* **COLLECTED MATERIAL**:
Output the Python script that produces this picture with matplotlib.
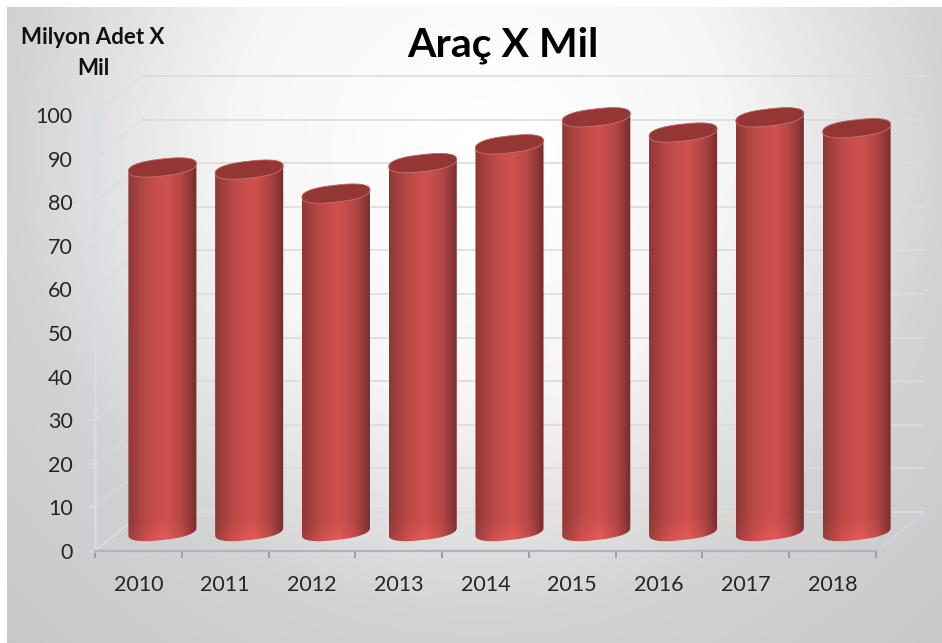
import numpy as np
import matplotlib
matplotlib.use("Agg")
import matplotlib.pyplot as plt
from matplotlib.patches import Polygon

years = ["2010", "2011", "2012", "2013", "2014", "2015", "2016", "2017", "2018"]
values = [83.5, 83, 77.5, 84.5, 88.8, 95, 91.5, 95, 92.5]
y_ticks = list(range(0, 101, 10))
title = "Araç X Mil"
y_title = "Milyon Adet X\nMil"

W, H = 942, 643
plt.rcParams["font.family"] = ["Lato", "DejaVu Sans"]
fig = plt.figure(figsize=(W / 100, H / 100), dpi=100)

# background
bg = fig.add_axes([0, 0, 1, 1], zorder=0)
yy, xx = np.mgrid[0:H, 0:W]
d = np.hypot(xx - 480, yy - 150)
shade = np.interp(d, [0, 250, 470, 700], [255, 245, 210, 198])
shade[:7, :] = 255
shade[:, :7] = 255
bg.imshow(shade, cmap="gray", vmin=0, vmax=255, aspect="auto", extent=(0, W, H, 0))
bg.axis("off")

ax = fig.add_axes([95 / W, (H - 551) / H, 781 / W, 436 / H], zorder=1)
ax.patch.set_alpha(0)
depth_x, depth_y = 48 / 86.8, 39 / 4.36
mid_x, mid_y = depth_x / 2, depth_y / 2

# walls
wall = "#dcdcdc"
for v in y_ticks:
    ax.plot([depth_x, 9 + depth_x], [v + depth_y] * 2, color=wall, lw=1.2, clip_on=False, zorder=1)
    ax.plot([0, depth_x], [v, v + depth_y], color=wall, lw=0.9, alpha=0.7, clip_on=False, zorder=1)
ax.plot([9.1, 9 + depth_x], [1.5, depth_y], color="#ccd7e2", lw=2.0, alpha=0.7, clip_on=False, zorder=1)
ax.plot([0, depth_x], [0, depth_y], color="#dfe4e8", lw=1.2, alpha=0.7, clip_on=False, zorder=1)

# cylinders
rx, ry, tilt = 0.392, 1.95, 0.85
stops = np.array([0.0, 0.12, 0.3, 0.55, 0.78, 0.92, 1.0])
r = np.array([0x8e, 0xa3, 0xbe, 0xd0, 0xb2, 0x8d, 0x72])
g = np.array([0x38, 0x40, 0x4a, 0x52, 0x46, 0x37, 0x2c])
b = np.array([0x36, 0x3e, 0x48, 0x50, 0x44, 0x35, 0x2b])
u = np.linspace(0, 1, 120)
base_rgb = np.stack([np.interp(u, stops, c) for c in (r, g, b)], axis=1) / 255


def ellipse(cx, cy, a, b_):
    t = np.linspace(a, b_, 80)
    c, s = np.cos(t), np.sin(t)
    c = np.sign(c) * np.abs(c) ** 0.8
    s = np.sign(s) * np.abs(s) ** 0.85
    return np.column_stack([cx + rx * c, cy + tilt * c + ry * s])


for i, v in enumerate(values):
    cx = i + 0.5 + mid_x
    lower = ellipse(cx, mid_y, np.pi, 2 * np.pi)      # bottom arc, left to right
    upper = ellipse(cx, v + mid_y, 0, np.pi)          # top arc, right to left
    body = np.vstack([lower, upper])
    top_y = v + mid_y + ry + tilt
    bot_y = mid_y - ry - tilt
    rows = 200
    fy = np.linspace(1, 0, rows)[:, None, None]
    warm = np.clip((0.06 - fy) / 0.06, 0, 1)
    img = base_rgb[None, :, :] * np.ones((rows, 1, 1))
    img = np.clip(img * (1 + 0.12 * warm), 0, 1)
    im = ax.imshow(img, extent=(cx - rx, cx + rx, bot_y, top_y), aspect="auto",
                   zorder=3, interpolation="bilinear")
    patch = Polygon(body, closed=True, transform=ax.transData, fc="none", ec="none", clip_on=False)
    ax.add_patch(patch)
    im.set_clip_box(fig.bbox)
    im.set_clip_path(patch)
    cap = ellipse(cx, v + mid_y, 0, 2 * np.pi)
    ax.add_patch(Polygon(cap, closed=True, fc="#933634", ec="#c9706c", lw=0.6, zorder=4, clip_on=False))

ax.set_xlim(0, 9)
ax.set_ylim(0, 100)
ax.set_yticks(y_ticks)
ax.set_xticks(np.arange(0, 10))
ax.set_xticklabels([])
ax.set_xticks(np.arange(9) + 0.5, labels=years, minor=True)
ax.tick_params(axis="x", which="major", length=5, width=1.2, color="#8a96a0")
ax.tick_params(axis="x", which="minor", length=0, pad=17, labelsize=15.5, labelcolor="#262626")
ax.tick_params(axis="y", length=4, width=1.2, color="#d3deea", pad=12, labelsize=15.5, labelcolor="#262626")
for s in ("top", "right"):
    ax.spines[s].set_visible(False)
ax.spines["left"].set_color("#d3deea")
ax.spines["left"].set_linewidth(1.8)
ax.spines["bottom"].set_color("#a9b7c3")
ax.spines["bottom"].set_linewidth(1.6)

ax.set_title(title, fontsize=29.5, fontweight="bold", color="black", x=0.522, y=1.115)
ax.set_ylabel(y_title, rotation=0, fontsize=16, fontweight="bold", color="#111111",
              linespacing=1.58, ha="center", va="center")
ax.yaxis.set_label_coords((93 - 95) / 781, (551 - 53) / 436)

fig.savefig("out.png", dpi=100)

* **PROBLEM**: Repeat the material above verbatim. Leave the pictures behind.

* **EXPECTED ANSWER**:
Output the Python script that produces this picture with matplotlib.
import numpy as np
import matplotlib
matplotlib.use("Agg")
import matplotlib.pyplot as plt
from matplotlib.patches import Polygon

years = ["2010", "2011", "2012", "2013", "2014", "2015", "2016", "2017", "2018"]
values = [83.5, 83, 77.5, 84.5, 88.8, 95, 91.5, 95, 92.5]
y_ticks = list(range(0, 101, 10))
title = "Araç X Mil"
y_title = "Milyon Adet X\nMil"

W, H = 942, 643
plt.rcParams["font.family"] = ["Lato", "DejaVu Sans"]
fig = plt.figure(figsize=(W / 100, H / 100), dpi=100)

# background
bg = fig.add_axes([0, 0, 1, 1], zorder=0)
yy, xx = np.mgrid[0:H, 0:W]
d = np.hypot(xx - 480, yy - 150)
shade = np.interp(d, [0, 250, 470, 700], [255, 245, 210, 198])
shade[:7, :] = 255
shade[:, :7] = 255
bg.imshow(shade, cmap="gray", vmin=0, vmax=255, aspect="auto", extent=(0, W, H, 0))
bg.axis("off")

ax = fig.add_axes([95 / W, (H - 551) / H, 781 / W, 436 / H], zorder=1)
ax.patch.set_alpha(0)
depth_x, depth_y = 48 / 86.8, 39 / 4.36
mid_x, mid_y = depth_x / 2, depth_y / 2

# walls
wall = "#dcdcdc"
for v in y_ticks:
    ax.plot([depth_x, 9 + depth_x], [v + depth_y] * 2, color=wall, lw=1.2, clip_on=False, zorder=1)
    ax.plot([0, depth_x], [v, v + depth_y], color=wall, lw=0.9, alpha=0.7, clip_on=False, zorder=1)
ax.plot([9.1, 9 + depth_x], [1.5, depth_y], color="#ccd7e2", lw=2.0, alpha=0.7, clip_on=False, zorder=1)
ax.plot([0, depth_x], [0, depth_y], color="#dfe4e8", lw=1.2, alpha=0.7, clip_on=False, zorder=1)

# cylinders
rx, ry, tilt = 0.392, 1.95, 0.85
stops = np.array([0.0, 0.12, 0.3, 0.55, 0.78, 0.92, 1.0])
r = np.array([0x8e, 0xa3, 0xbe, 0xd0, 0xb2, 0x8d, 0x72])
g = np.array([0x38, 0x40, 0x4a, 0x52, 0x46, 0x37, 0x2c])
b = np.array([0x36, 0x3e, 0x48, 0x50, 0x44, 0x35, 0x2b])
u = np.linspace(0, 1, 120)
base_rgb = np.stack([np.interp(u, stops, c) for c in (r, g, b)], axis=1) / 255


def ellipse(cx, cy, a, b_):
    t = np.linspace(a, b_, 80)
    c, s = np.cos(t), np.sin(t)
    c = np.sign(c) * np.abs(c) ** 0.8
    s = np.sign(s) * np.abs(s) ** 0.85
    return np.column_stack([cx + rx * c, cy + tilt * c + ry * s])


for i, v in enumerate(values):
    cx = i + 0.5 + mid_x
    lower = ellipse(cx, mid_y, np.pi, 2 * np.pi)      # bottom arc, left to right
    upper = ellipse(cx, v + mid_y, 0, np.pi)          # top arc, right to left
    body = np.vstack([lower, upper])
    top_y = v + mid_y + ry + tilt
    bot_y = mid_y - ry - tilt
    rows = 200
    fy = np.linspace(1, 0, rows)[:, None, None]
    warm = np.clip((0.06 - fy) / 0.06, 0, 1)
    img = base_rgb[None, :, :] * np.ones((rows, 1, 1))
    img = np.clip(img * (1 + 0.12 * warm), 0, 1)
    im = ax.imshow(img, extent=(cx - rx, cx + rx, bot_y, top_y), aspect="auto",
                   zorder=3, interpolation="bilinear")
    patch = Polygon(body, closed=True, transform=ax.transData, fc="none", ec="none", clip_on=False)
    ax.add_patch(patch)
    im.set_clip_box(fig.bbox)
    im.set_clip_path(patch)
    cap = ellipse(cx, v + mid_y, 0, 2 * np.pi)
    ax.add_patch(Polygon(cap, closed=True, fc="#933634", ec="#c9706c", lw=0.6, zorder=4, clip_on=False))

ax.set_xlim(0, 9)
ax.set_ylim(0, 100)
ax.set_yticks(y_ticks)
ax.set_xticks(np.arange(0, 10))
ax.set_xticklabels([])
ax.set_xticks(np.arange(9) + 0.5, labels=years, minor=True)
ax.tick_params(axis="x", which="major", length=5, width=1.2, color="#8a96a0")
ax.tick_params(axis="x", which="minor", length=0, pad=17, labelsize=15.5, labelcolor="#262626")
ax.tick_params(axis="y", length=4, width=1.2, color="#d3deea", pad=12, labelsize=15.5, labelcolor="#262626")
for s in ("top", "right"):
    ax.spines[s].set_visible(False)
ax.spines["left"].set_color("#d3deea")
ax.spines["left"].set_linewidth(1.8)
ax.spines["bottom"].set_color("#a9b7c3")
ax.spines["bottom"].set_linewidth(1.6)

ax.set_title(title, fontsize=29.5, fontweight="bold", color="black", x=0.522, y=1.115)
ax.set_ylabel(y_title, rotation=0, fontsize=16, fontweight="bold", color="#111111",
              linespacing=1.58, ha="center", va="center")
ax.yaxis.set_label_coords((93 - 95) / 781, (551 - 53) / 436)

fig.savefig("out.png", dpi=100)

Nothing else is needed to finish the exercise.